VMware Wastes Strength in Virtualization ROI War with Microsoft
Microsoft and VMware are slugging it out over their respective virtualization ROI calculator tools. VMware has to stand up for itself, sure. But will it make the same mistake that Novell once did?
Fri, May 30, 2008
CIO —
I realize that it's a tradition in the computer industry, but I find it a little disappointing to see virtualization giant VMware following the same competitive marketing obsession that made industry powerhouses of Banyan Systems, WordPerfect, Digital Equipment and Novell.
Each of those companies, at one time, were considered absolutely dominant in their own markets and gradually lost those positions partially by focusing on the elegant engineering of their original product set and failing to recognize the point at which customers began to take that function for granted.
Once that happens—usually after Microsoft and a whole bunch of other companies offer a good-enough version of the same product—you have to offer customers more than just elegantly engineered basic functions and focus on what more you can do for them.
As a reporter covering the network operating system market in the mid-90s I spent a lot of time talking to Novell engineers about how much faster NetWare was than NT Server at file and print—the product and functions that built the company.
Customers already took file and print for granted, though; they wanted a server that did more than just file and print. They wanted one that could run applications and connect them to the Internet and reduce the number of operating systems they had to deal with every day, even if it didn't do some things as quickly as NetWare.
But rather than demonstrate what else a customer could do with network management, groupware and other products that were bundled with the operating system, as Microsoft did, Novell focused on telling everyone how much better NetWare was than NT. Bad move.
VMware's showing signs of making the same mistake.
The most recent example is actually fairly excusable. As part of its most recent beta release, Microsoft posted a virtualization ROI/TCO calculator designed to show potential customers how cheap it will be to go with Microsoft's built-in, practically free virtualization server rather than VMware's.
The VMware folks have some good points in their overly detailed refutation; VMware has its own ROI/TCO tool, too.
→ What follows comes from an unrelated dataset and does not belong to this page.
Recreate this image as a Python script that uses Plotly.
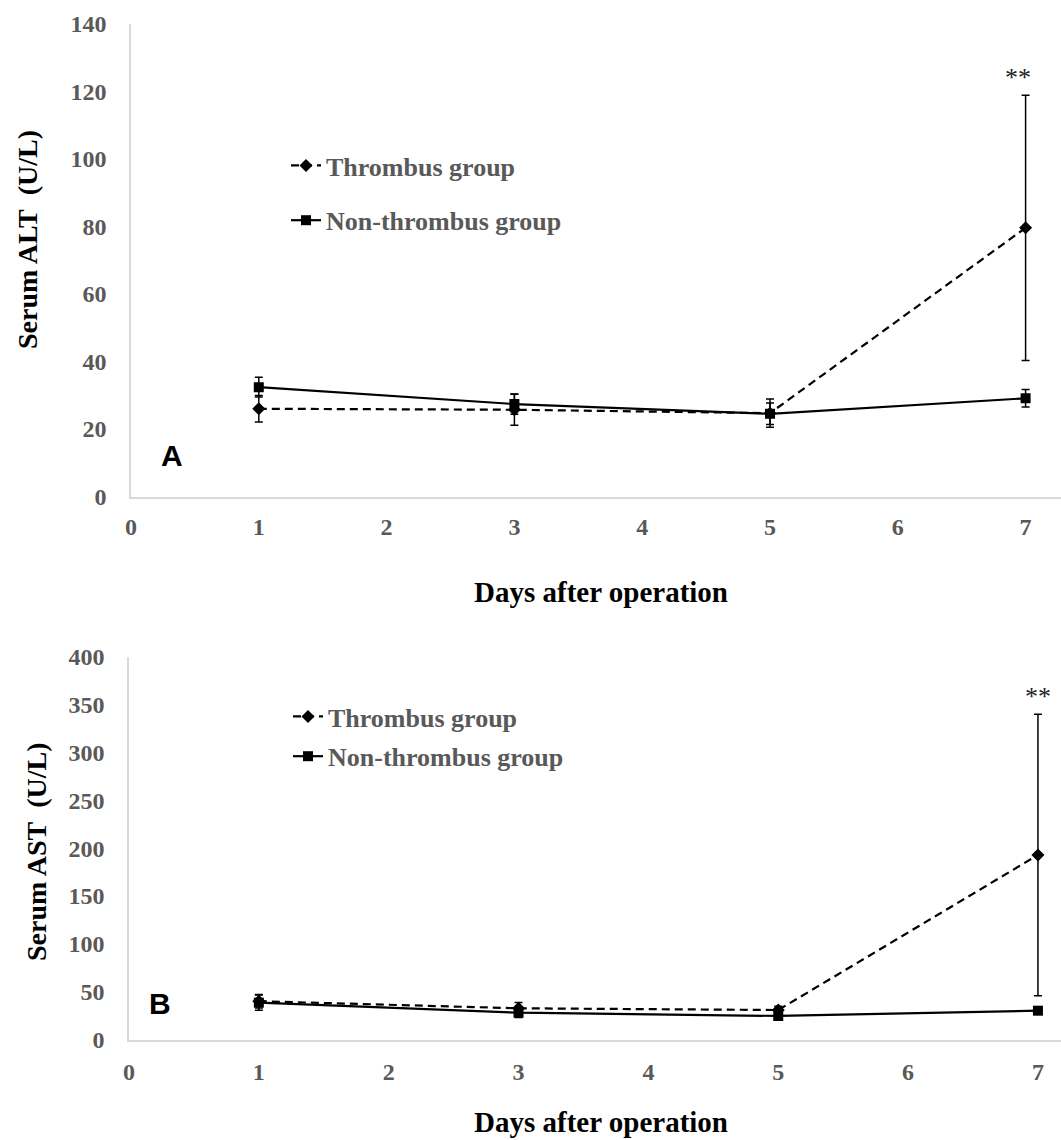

Microsoft appears to have distorted the licensing costs -- understating the cost of its own licenses and required add-ons, and inflating those of VMware.
It's not far down the rathole yet, but VMware is reacting to the promise of direct competition from Microsoft —and existing competition from every vendor that can squeeze a Xen hypervisor into its product bundles—by focusing on the past rather than the future.
VMware execs in the field are also quick to talk about how much more efficient VMware's hypervisor is, too.